SHORT PROBLEM - Using the listing below, select the lines with the word "that" and copy them.

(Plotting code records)
^^^^

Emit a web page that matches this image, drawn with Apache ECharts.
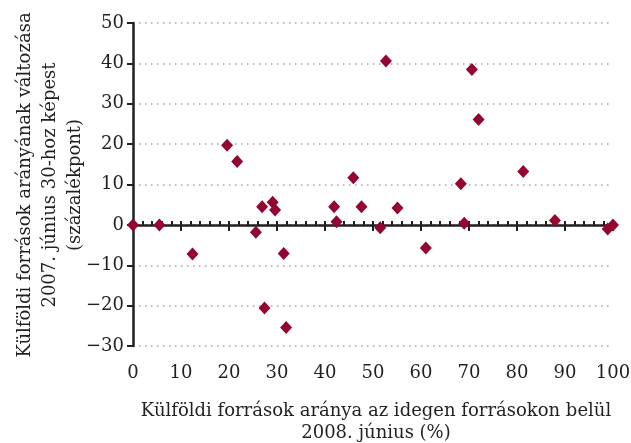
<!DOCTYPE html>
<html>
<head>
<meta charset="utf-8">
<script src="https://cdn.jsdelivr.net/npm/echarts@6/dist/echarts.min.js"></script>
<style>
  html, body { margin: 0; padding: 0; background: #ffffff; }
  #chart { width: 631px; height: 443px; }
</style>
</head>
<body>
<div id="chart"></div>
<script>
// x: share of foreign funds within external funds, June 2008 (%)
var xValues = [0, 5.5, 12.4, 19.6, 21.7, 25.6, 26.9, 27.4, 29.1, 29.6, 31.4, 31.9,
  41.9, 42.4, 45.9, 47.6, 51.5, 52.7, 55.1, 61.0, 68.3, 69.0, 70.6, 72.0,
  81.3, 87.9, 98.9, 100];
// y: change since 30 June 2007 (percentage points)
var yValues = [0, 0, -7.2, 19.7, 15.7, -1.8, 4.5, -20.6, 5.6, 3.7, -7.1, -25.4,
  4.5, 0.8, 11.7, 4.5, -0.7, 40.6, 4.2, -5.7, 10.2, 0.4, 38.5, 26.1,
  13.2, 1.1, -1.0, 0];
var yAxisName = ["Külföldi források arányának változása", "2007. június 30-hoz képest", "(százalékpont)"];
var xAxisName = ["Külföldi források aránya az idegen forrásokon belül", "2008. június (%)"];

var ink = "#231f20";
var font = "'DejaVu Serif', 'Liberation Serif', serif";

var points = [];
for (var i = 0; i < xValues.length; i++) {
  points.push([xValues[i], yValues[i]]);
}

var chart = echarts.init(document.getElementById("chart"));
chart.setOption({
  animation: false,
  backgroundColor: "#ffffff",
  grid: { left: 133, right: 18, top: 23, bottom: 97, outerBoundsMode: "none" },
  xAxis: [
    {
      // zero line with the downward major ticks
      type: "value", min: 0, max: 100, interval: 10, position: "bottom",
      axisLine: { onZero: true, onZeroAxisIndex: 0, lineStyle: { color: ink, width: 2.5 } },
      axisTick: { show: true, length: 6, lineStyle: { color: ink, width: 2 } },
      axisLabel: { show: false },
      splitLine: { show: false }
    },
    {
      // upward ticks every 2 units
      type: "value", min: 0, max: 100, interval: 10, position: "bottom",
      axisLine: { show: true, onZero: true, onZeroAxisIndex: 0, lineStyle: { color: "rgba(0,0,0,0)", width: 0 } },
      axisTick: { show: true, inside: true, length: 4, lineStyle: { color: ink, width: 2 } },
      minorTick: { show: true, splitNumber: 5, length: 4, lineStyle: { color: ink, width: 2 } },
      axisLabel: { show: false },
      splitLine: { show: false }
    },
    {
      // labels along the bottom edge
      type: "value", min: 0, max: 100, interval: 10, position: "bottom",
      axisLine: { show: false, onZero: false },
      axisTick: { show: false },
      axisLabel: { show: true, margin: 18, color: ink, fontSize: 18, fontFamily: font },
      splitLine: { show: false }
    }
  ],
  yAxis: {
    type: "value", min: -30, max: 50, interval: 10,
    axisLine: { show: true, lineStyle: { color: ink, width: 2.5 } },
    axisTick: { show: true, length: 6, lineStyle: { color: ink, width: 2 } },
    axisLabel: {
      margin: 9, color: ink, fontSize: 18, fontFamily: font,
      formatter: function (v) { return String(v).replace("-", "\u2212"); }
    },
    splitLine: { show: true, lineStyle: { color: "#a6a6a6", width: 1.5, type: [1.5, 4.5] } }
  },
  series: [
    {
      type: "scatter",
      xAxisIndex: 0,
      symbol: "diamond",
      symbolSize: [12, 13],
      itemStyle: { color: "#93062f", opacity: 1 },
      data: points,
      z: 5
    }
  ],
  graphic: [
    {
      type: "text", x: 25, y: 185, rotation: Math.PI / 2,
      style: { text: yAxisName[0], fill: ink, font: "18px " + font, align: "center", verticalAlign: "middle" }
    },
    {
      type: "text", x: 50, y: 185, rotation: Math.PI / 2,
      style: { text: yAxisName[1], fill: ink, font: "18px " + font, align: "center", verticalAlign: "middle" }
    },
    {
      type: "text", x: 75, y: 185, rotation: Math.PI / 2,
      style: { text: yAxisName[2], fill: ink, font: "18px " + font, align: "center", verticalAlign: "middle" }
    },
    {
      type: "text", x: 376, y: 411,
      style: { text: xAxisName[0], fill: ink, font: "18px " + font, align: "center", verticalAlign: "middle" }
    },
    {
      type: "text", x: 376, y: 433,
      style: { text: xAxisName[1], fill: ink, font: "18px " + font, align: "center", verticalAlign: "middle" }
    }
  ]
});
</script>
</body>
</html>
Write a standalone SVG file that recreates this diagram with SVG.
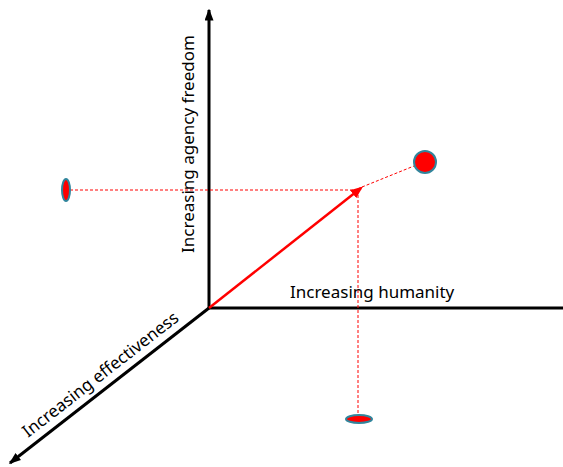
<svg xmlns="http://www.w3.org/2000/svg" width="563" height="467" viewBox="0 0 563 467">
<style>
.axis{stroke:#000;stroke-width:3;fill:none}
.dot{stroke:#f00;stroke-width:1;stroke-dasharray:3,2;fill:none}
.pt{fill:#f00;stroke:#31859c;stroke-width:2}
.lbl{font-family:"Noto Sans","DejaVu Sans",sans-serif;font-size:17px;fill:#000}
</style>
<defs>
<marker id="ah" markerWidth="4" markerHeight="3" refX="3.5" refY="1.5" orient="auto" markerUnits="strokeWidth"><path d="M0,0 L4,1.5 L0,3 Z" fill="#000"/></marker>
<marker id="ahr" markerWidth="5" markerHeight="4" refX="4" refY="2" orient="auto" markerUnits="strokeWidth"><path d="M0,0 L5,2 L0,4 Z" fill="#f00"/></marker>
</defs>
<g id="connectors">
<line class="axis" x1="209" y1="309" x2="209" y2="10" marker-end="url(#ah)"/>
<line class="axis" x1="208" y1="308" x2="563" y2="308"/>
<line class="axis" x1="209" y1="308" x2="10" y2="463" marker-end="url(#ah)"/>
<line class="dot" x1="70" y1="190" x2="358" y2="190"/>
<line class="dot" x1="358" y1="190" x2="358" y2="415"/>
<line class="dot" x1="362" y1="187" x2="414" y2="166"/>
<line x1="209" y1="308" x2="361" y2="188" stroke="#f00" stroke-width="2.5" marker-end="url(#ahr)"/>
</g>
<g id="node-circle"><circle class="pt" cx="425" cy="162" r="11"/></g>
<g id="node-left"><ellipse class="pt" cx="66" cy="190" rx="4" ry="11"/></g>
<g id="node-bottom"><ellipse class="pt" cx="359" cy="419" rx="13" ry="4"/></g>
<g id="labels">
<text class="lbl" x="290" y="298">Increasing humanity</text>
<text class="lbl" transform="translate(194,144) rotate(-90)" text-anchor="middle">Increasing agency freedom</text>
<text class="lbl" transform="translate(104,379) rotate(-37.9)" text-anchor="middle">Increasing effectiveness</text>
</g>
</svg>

^^^^

FINISHED ANSWER -
Emit a web page that matches this image, drawn with Apache ECharts.
Write a standalone SVG file that recreates this diagram with SVG.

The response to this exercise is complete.